The auto industry was waiting with bated breath for data on May sales from Japan. It is in Japan and in China where the tight race for World’s Largest Automaker is being decided this year. A serious drop in Japanese car sales, widely expected as a result of Abe’s sales tax increase in April, could relegate Toyota to rank 2, or even three. When the sales report came in this afternoon, it brought two big surprises.
Surprise #1: The drop is by far not as large as predicted. May sales across all segments were down only 1.2 percent year-on-year. Augurs had predicted a much deeper drop for May. These stats are registrations. Most cars are made-to-order in Japan. Sign by the end of March, take delivery by the end of April.
Surprise #2: Kei cars were up 5.3 percent in May. Sales of the 0.6 liter minivehicles have been strong for many months, and they are increasingly so. 43.1 percent of all cars registered in May were of the midget variety. (Don’t fall for stats that give you only the registered vehicles. They are missing nearly half of the market.)
Not a surprise: Sales of imports were down some 20 percent (pending better stats by the Japan Automobile Importers Association).

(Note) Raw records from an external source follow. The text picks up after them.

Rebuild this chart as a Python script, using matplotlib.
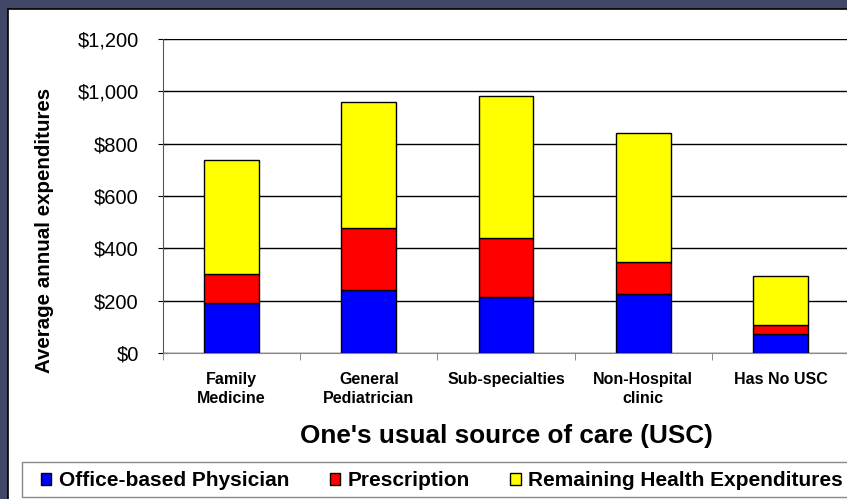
import matplotlib
matplotlib.use("Agg")
import matplotlib.pyplot as plt
import matplotlib.ticker as mticker
from matplotlib.patches import Rectangle
import numpy as np

# data
categories = ["Family\nMedicine", "General\nPediatrician", "Sub-specialties",
              "Non-Hospital\nclinic", "Has No USC"]
office = [192, 240, 215, 225, 71]
prescription = [109, 239, 224, 124, 36]
remaining = [436, 481, 544, 493, 188]
series_names = ["Office-based Physician", "Prescription", "Remaining Health Expenditures"]
y_ticks = [0, 200, 400, 600, 800, 1000, 1200]

BG_COLOR = "#414766"
COLORS = ["#0000ff", "#ff0000", "#ffff00"]

plt.rcParams["font.family"] = ["Liberation Sans", "DejaVu Sans"]

W, H = 847, 499
fig = plt.figure(figsize=(W / 100, H / 100), dpi=100, facecolor=BG_COLOR)

# white panel with black border, running off right/bottom edges
panel = Rectangle((8 / W, -0.05), 1.0, 1 - 9 / H + 0.05,
                  transform=fig.transFigure, facecolor="white",
                  edgecolor="black", linewidth=1.2, zorder=-5)
fig.patches.append(panel)

# legend frame
leg_box = Rectangle((22 / W, 2 / H), 1.0, 35 / H, transform=fig.transFigure,
                    facecolor="white", edgecolor="#888888", linewidth=1.0, zorder=-4)
fig.patches.append(leg_box)

ax = fig.add_axes([163 / W, 1 - 353 / H, 686 / W, 314 / H])
ax.set_facecolor("white")

x = np.arange(len(categories))
bottom = np.zeros(len(categories))
for vals, color, name in zip([office, prescription, remaining], COLORS, series_names):
    ax.bar(x, vals, width=0.4, bottom=bottom, color=color, edgecolor="black",
           linewidth=1.0, label=name, zorder=3)
    bottom += np.array(vals)

ax.set_xlim(-0.5, len(categories) - 0.5)
ax.set_ylim(0, 1200)
ax.set_yticks(y_ticks)
ax.yaxis.set_major_formatter(mticker.FuncFormatter(lambda v, _: f"${v:,.0f}"))
ax.grid(True, axis="y", color="black", linewidth=1.0, zorder=0)

ax.set_xticks(x)
ax.set_xticklabels(categories, fontsize=11.5, fontweight="bold", linespacing=1.3)
ax.set_xticks(np.arange(-0.5, len(categories), 1.0), minor=True)
ax.tick_params(axis="x", which="major", length=0, pad=14)
ax.tick_params(axis="x", which="minor", length=5, color="#777777", direction="out")
ax.tick_params(axis="y", direction="inout", length=7, labelsize=14.5, pad=14)

for s in ["top", "right"]:
    ax.spines[s].set_visible(False)
ax.spines["left"].set_color("#555555")
ax.spines["bottom"].set_color("#888888")
ax.axhline(1200, color="#999999", linewidth=1.2, zorder=1)

fig.text(45 / W, 1 - 230 / H, "Average annual expenditures", rotation=90,
         fontsize=14.8, fontweight="bold", ha="center", va="center")
ax.set_xlabel("One's usual source of care (USC)", fontsize=18.8, fontweight="bold", labelpad=13)

leg = fig.legend(loc="center left", bbox_to_anchor=(41 / W, 18 / H),
                 ncol=3, frameon=False, prop={"weight": "bold", "size": 15},
                 handlelength=0.5, handleheight=0.5, handletextpad=0.35,
                 columnspacing=1.95, borderaxespad=0, borderpad=0)

fig.savefig("out.png", dpi=100, facecolor=BG_COLOR)
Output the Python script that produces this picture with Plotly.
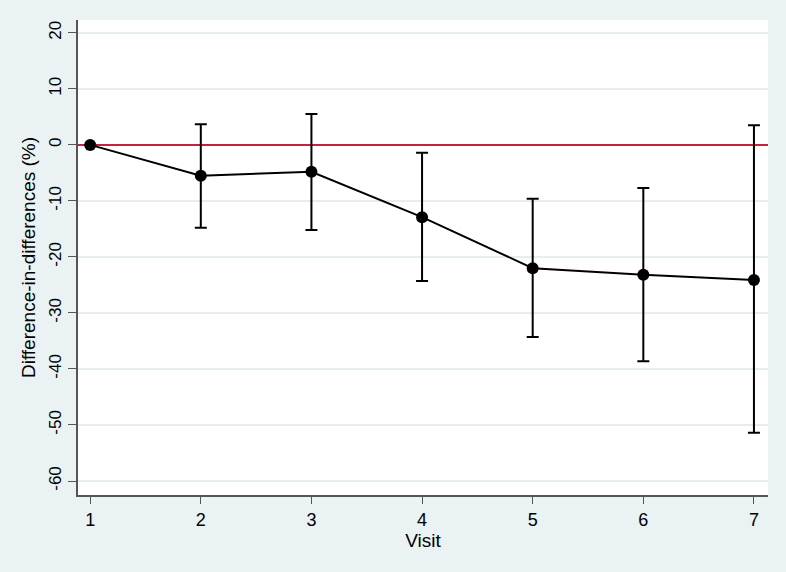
import plotly.graph_objects as go

visits = [1, 2, 3, 4, 5, 6, 7]
estimate = [0.0, -5.5, -4.8, -12.9, -22.0, -23.2, -24.1]
ci_upper = [0.0, 3.7, 5.5, -1.4, -9.6, -7.7, 3.5]
ci_lower = [0.0, -14.8, -15.2, -24.3, -34.3, -38.6, -51.4]
y_ticks = [-60, -50, -40, -30, -20, -10, 0, 10, 20]
y_tick_labels = ["-60", "-50", "-40", "-30", "-20", "-10", "0", "10", "20"]

err_plus = [u - e for u, e in zip(ci_upper, estimate)]
err_minus = [e - l for e, l in zip(estimate, ci_lower)]

fig = go.Figure()
fig.add_trace(go.Scatter(
    x=visits, y=estimate, mode="lines+markers",
    line=dict(color="black", width=2),
    marker=dict(color="black", size=12),
    error_y=dict(type="data", symmetric=False, array=err_plus, arrayminus=err_minus,
                 color="black", thickness=2, width=6),
    showlegend=False,
))

fig.update_layout(
    width=786, height=572,
    paper_bgcolor="#eaf2f3", plot_bgcolor="white",
    margin=dict(l=78, r=18, t=20, b=77),
    font=dict(family="Liberation Sans, Arial, sans-serif", size=16, color="black"),
    xaxis=dict(range=[0.89, 7.127], tickvals=visits, ticks="outside", ticklen=7,
               tickcolor="#555", showgrid=False, showline=True, linecolor="#555",
               linewidth=2, zeroline=False,
               title=dict(text="Visit", standoff=3),
               tickfont=dict(family="Liberation Sans, Arial, sans-serif", size=18, color="black")),
    yaxis=dict(range=[-62.5, 22.3], tickvals=y_ticks, ticktext=y_tick_labels,
               ticks="outside", ticklen=8,
               tickcolor="#555", tickangle=-90, showgrid=True, gridcolor="#e4edf0",
               gridwidth=1.5, showline=True, linecolor="#555", linewidth=2,
               zeroline=True, zerolinecolor="#c8203f", zerolinewidth=2,
               title=dict(text="Difference-in-differences (%)", standoff=6),
               tickfont=dict(family="Liberation Sans, Arial, sans-serif", size=17, color="black")),
)

fig.write_html("out.html", config={"displayModeBar": False},
               post_script="document.body.style.margin='0px';")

Sales of mostly pricier imports were especially strong in the months before the tax increase. Now, the pull-forward needs to be digested.
As far as the race for World’s Largest Automaker goes, dominating the Japanese car market as much as it does, Toyota is heavily impacted by its gyrations. Toyota has not suffered as much as feared, which improves its chances to stay ahead of Volkswagen on a global level. Group-wide unit sales were down 6.8 percent in May, also because minivehicle maker Daihatsu (keis – 1.5%) failed to profit from the kei car boom. Nissan’s kei car sales nearly doubled this year.